Another cohort of mice was injected with dLight1.3b in the NAc and implanted with a fiber optic in the same region as described previously and was trained to self-administer sucrose pellets under an FR5 schedule. The FED3.1 BNC output and the optic fiber from the mouse brain were connected to the Doric console, allowing to record synchronously photometry signals and FED3.1 actions. Mice were connected and habituated to the cable during the last two training sessions prior to the experiment. On the first day of the experiment, dopamine was recorded using fiber photometry during the task for 60 min, while the second day the mice received a single injection of esketamine 10 mg/kg (i.p.), 5 min prior to the task. The photometry data was processed as described previously and the peri-event signals (active or inactive nosepoke, and pellet retrieval) were isolated, aligned, averaged and analyzed using custom Matlab scripts.

Histology

Animals were anesthetized and perfused with 4% PFA solution, followed by brain collection.
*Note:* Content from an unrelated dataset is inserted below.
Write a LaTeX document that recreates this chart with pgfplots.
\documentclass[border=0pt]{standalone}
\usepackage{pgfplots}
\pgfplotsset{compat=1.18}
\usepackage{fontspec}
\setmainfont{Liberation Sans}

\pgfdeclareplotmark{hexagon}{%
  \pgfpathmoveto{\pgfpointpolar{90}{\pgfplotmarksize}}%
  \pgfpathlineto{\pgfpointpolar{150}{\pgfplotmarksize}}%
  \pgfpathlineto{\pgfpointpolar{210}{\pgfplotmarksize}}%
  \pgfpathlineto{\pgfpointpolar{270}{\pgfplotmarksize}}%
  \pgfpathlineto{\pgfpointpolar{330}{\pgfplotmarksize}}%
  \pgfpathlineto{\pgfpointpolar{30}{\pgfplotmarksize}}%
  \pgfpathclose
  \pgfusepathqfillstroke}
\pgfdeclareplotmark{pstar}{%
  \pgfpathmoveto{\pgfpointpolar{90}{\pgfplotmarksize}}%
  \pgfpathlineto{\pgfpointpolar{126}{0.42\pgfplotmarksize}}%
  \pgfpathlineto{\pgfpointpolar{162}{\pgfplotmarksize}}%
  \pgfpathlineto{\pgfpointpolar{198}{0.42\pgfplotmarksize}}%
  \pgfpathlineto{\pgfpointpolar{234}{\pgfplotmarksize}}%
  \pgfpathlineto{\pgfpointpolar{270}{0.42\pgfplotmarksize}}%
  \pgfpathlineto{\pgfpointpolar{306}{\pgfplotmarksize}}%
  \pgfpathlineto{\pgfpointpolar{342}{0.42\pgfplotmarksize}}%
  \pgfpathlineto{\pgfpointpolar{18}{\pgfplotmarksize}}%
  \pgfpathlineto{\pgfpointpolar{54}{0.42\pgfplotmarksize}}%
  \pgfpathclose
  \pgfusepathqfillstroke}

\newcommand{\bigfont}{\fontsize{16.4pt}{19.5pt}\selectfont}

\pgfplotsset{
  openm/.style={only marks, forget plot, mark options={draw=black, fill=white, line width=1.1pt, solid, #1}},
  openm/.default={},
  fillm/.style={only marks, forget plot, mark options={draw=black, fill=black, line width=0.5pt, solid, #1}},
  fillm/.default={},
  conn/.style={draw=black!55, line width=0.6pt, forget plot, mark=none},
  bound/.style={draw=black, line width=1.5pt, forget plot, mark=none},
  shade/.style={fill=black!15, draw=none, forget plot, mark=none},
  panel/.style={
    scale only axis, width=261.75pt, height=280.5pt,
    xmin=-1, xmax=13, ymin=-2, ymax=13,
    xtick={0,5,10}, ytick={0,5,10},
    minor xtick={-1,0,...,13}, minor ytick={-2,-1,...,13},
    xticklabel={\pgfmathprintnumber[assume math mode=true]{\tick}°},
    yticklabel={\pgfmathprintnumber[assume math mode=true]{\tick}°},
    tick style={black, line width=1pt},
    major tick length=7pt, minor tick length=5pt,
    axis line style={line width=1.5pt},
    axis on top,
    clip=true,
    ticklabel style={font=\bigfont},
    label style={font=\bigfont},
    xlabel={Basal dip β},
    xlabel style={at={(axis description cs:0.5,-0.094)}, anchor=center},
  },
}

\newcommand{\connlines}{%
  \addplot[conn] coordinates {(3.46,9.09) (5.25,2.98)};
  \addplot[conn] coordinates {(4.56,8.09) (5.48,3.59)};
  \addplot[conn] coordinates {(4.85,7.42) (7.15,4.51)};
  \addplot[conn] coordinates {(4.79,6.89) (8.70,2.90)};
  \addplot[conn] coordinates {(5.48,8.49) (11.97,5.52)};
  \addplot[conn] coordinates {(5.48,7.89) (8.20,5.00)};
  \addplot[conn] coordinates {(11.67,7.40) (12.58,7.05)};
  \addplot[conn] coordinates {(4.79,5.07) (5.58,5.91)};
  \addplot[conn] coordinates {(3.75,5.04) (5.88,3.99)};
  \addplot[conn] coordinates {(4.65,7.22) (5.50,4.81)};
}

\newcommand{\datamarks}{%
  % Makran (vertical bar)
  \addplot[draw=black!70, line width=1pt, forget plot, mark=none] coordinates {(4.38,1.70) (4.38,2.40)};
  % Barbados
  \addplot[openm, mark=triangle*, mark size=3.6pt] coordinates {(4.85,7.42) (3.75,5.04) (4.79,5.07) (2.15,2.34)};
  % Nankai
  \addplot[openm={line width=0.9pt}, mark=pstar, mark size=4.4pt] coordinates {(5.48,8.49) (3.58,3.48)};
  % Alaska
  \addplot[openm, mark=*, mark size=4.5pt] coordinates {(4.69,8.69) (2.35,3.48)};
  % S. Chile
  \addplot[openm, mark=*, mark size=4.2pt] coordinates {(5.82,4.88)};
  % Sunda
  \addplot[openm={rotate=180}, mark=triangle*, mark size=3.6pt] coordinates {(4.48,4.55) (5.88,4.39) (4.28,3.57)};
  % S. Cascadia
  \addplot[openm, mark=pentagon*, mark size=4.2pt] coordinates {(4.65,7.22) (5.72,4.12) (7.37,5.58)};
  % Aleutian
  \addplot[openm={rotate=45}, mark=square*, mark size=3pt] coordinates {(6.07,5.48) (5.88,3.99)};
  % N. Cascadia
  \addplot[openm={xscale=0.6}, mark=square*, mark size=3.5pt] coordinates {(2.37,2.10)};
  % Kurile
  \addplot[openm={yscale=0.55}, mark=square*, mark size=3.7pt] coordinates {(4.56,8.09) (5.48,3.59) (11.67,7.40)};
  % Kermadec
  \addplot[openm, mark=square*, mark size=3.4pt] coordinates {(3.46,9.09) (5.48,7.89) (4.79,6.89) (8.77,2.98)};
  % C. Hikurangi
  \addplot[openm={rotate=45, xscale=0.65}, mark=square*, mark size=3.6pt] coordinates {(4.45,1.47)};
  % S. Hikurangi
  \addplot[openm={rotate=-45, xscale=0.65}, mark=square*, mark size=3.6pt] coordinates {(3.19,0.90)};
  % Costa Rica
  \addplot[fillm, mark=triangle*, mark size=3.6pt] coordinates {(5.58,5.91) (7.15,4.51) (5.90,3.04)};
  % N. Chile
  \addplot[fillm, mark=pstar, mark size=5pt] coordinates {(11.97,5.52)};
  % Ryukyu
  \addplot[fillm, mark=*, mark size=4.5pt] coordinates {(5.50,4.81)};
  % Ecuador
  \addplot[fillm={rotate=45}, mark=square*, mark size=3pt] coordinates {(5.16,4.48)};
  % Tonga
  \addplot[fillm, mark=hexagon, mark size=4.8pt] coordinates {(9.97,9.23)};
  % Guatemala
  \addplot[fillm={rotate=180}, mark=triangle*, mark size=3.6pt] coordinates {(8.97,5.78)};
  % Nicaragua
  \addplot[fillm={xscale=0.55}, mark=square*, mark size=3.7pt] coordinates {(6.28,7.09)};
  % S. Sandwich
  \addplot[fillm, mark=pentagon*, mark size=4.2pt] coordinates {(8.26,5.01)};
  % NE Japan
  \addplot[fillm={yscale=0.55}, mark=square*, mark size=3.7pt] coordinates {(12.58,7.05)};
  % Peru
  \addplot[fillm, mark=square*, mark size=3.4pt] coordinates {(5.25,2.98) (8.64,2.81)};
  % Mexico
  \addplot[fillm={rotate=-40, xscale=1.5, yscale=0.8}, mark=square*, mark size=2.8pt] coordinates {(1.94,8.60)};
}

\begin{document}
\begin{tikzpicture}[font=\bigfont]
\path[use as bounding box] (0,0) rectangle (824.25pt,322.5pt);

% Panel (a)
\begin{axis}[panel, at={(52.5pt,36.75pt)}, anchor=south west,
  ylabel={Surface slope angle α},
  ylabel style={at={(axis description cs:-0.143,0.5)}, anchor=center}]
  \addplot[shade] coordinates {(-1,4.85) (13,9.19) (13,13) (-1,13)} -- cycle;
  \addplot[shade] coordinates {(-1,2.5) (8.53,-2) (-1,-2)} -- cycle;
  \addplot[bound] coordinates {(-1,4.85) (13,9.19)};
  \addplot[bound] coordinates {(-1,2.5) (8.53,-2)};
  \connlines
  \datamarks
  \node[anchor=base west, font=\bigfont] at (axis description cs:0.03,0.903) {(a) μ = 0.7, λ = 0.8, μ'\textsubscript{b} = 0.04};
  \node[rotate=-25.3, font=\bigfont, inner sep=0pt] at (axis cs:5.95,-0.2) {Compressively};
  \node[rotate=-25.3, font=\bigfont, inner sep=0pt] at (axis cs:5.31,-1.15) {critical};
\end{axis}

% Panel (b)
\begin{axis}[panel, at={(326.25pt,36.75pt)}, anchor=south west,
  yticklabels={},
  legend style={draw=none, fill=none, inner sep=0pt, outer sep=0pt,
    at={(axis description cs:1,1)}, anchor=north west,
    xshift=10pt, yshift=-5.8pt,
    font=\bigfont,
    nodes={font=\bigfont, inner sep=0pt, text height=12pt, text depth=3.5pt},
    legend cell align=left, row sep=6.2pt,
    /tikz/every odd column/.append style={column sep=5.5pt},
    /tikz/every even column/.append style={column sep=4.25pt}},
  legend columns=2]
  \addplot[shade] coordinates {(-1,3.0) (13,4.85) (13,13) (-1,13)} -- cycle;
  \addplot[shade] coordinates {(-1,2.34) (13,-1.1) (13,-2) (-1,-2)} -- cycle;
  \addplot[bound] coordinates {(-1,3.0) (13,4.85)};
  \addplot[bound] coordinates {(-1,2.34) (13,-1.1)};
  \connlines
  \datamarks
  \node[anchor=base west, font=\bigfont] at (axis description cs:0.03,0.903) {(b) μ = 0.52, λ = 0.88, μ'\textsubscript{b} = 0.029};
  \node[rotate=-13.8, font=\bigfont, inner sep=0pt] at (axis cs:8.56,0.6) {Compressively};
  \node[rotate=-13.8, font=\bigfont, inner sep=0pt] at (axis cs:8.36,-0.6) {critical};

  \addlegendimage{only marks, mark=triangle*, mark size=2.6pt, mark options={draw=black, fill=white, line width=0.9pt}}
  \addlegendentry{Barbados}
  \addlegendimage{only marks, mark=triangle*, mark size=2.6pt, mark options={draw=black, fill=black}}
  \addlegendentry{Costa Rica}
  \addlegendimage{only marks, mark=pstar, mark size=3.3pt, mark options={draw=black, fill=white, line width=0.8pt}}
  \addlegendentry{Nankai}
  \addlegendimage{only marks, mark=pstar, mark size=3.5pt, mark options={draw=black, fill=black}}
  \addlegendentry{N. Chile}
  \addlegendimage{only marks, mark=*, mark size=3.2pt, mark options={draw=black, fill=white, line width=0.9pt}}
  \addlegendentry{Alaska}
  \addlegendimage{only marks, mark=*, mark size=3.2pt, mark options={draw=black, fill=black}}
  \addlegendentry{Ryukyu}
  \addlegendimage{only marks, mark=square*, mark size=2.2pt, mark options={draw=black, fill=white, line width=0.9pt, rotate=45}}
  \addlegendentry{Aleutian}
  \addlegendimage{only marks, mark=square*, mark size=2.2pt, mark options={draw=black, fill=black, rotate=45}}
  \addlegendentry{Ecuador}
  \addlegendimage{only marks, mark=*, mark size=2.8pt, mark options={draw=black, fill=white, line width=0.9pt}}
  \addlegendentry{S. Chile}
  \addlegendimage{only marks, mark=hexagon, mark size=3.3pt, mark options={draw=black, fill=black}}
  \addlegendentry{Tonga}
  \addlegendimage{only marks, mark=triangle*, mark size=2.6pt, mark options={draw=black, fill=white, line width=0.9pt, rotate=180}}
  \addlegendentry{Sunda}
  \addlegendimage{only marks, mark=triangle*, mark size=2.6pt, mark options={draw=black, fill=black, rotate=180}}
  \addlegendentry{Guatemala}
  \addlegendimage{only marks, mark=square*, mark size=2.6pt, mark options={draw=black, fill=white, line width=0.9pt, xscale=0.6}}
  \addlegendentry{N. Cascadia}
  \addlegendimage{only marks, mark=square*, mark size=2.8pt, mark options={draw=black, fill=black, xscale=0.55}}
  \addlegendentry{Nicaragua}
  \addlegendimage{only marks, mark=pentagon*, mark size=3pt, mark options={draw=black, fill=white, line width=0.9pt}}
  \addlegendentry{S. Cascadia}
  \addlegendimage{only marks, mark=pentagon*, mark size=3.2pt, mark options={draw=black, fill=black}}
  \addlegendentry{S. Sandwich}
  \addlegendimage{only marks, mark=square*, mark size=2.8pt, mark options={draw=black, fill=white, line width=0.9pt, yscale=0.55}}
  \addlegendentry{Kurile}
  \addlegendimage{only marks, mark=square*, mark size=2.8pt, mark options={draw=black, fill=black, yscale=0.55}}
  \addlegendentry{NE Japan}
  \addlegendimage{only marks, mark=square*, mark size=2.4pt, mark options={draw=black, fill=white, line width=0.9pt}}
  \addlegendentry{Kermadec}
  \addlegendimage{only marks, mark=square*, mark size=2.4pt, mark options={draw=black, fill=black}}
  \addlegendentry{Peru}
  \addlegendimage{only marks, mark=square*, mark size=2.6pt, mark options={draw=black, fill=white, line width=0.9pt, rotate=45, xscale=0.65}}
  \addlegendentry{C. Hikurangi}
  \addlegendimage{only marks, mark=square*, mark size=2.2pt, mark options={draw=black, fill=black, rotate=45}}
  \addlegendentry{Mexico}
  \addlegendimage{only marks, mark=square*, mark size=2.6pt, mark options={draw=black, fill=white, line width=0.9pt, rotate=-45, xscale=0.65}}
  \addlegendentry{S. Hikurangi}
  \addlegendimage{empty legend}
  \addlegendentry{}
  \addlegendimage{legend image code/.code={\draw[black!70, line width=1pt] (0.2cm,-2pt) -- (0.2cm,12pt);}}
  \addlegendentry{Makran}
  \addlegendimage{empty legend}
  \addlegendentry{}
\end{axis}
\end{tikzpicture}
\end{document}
Brains were fixed in 4% PFA solution at 4 °C overnight and then placed in sucrose 30% in PBS for 72 hr at 4 °C. Then they were frozen at −16 °C and cut on a cryostat (Leica Biosystems) at 40 µm-thick slices. Brain slices were further processed for immunohistochemistry. For immunohistochemistry, 40 µm slices were washed in phosphate buffered saline (PBS, pH = 7.4), then in PBS with 0.03% Triton X-100, PBS with 0.05% triton X-100 and incubated in blocking buffer - PBS, pH = 7.4 with 0.05% triton X-100 and 2% Albumin Bovine Serum Cohn Fraction V (Life Science) - for 1 h. Slices were then incubated with chicken anti-GFP polyclonal antibody (1:500, Invitrogen), rabbit anti-tyrosine hydroxylase polyclonal antibody (1:1000, Sigma-Aldrich) and anti-mApple (1:250, MyBioSource) in blocking buffer overnight. Then, slices were washed in PBS with 0.05% Triton X-100 and incubated for 2 h in blocking buffer containing goat anti-chicken IgY conjugated with Alexa Fluor 488 (1:1000, ThermoFisher), donkey anti-rabbit IgG conjugated with Alexa Fluor 647 (1:1000, Fisher Scientific) and donkey anti-goat conjugated with Alexa Fluor 555 (1:1000, ThermoFisher) secondary antibodies. After three five-minute washes at RT using PBS with Triton X-100 (0.05%), slices were mounted on a microscope slide with Ever Brite Hardset Mounting Medium with DAPI (Biotium) and imaged using Zeiss Apotome 3 microscope.

Statistics

All statistical analyses were conducted using Prism 10 (GraphPad Software, La Jolla, CA, USA). Unpaired or paired Student’s t-tests were used to compare means between groups of independent or repeated measures, respectively. Repeated measures one-, two-way or three ANOVA were performed to assess differences among three or more groups. Mixed models were used when there were missing values. Brown-Forsythe ANOVA tests and Kruskall-Wallis tests were used when the data showed different SD between groups or non-gaussian distribution, respectively. No sphericity was assumed, and Geisser-Greenhouse correction was used. Results were considered statistically significant when p < 0.05. All statistical tests performed for each experiment and the relevant parameters are described in the Results section or Figure legends.